Blocks & Files: How do you view the relative merits of single-tiered all-flash storage versus multi-tiered storage?

Rob Young: Phil Soran, founder of Compellent, in Eden Prairie, Minnesota, came up with auto-tiering; what a cool invention – but it now has a limited use case. 

No more tiers. I get it and it is a successful strategy. I’ve had issues with multi-tier in banking applications at month-end. Those blocks that have long since cooled off to two tiers lower are suddenly called to perform again. Those blocks don’t instantly migrate to more performant layers. That was a tricky problem. It took an Infinidat to mostly solve the tiering challenge. Cache is for IO, data is for backing store. To get the data into a cache layer quickly (or it is already there) is key and they can get ahead of calls for IO. 

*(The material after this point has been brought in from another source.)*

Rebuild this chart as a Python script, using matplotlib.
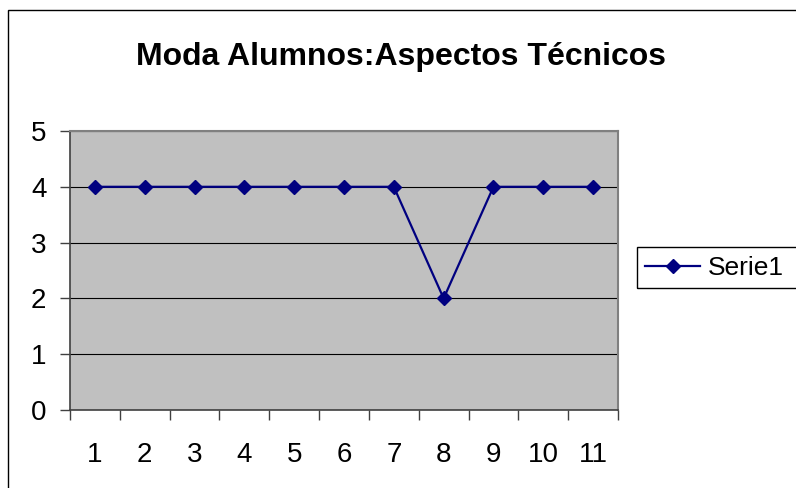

Everyone likes to set it and forget it with stable/consistent performant all flash arrays. IBM in their FS/V7K series provides tiering and it has its advantages. Depending on budget and model, you can purchase a layer of SCM drives and hot-up your data to that tier0 SCM layer from tier1 NVMe SSD/FCM – portions of the hottest data. The advantage here is the “slower” performing tier1 is very good performance on tier0 misses.  There is a clear use case for tiering as SCM/SLC is still quite expensive. Also, there is your lurker, let’s put an IBM FS9000 IO less than 300 us but more than Infinidat SSA. Additionally, tiering is still a good fit for data consumers that can tolerate slower retrieval time like video playback (I’m referring to cheap and slow NLSAS in the stack.)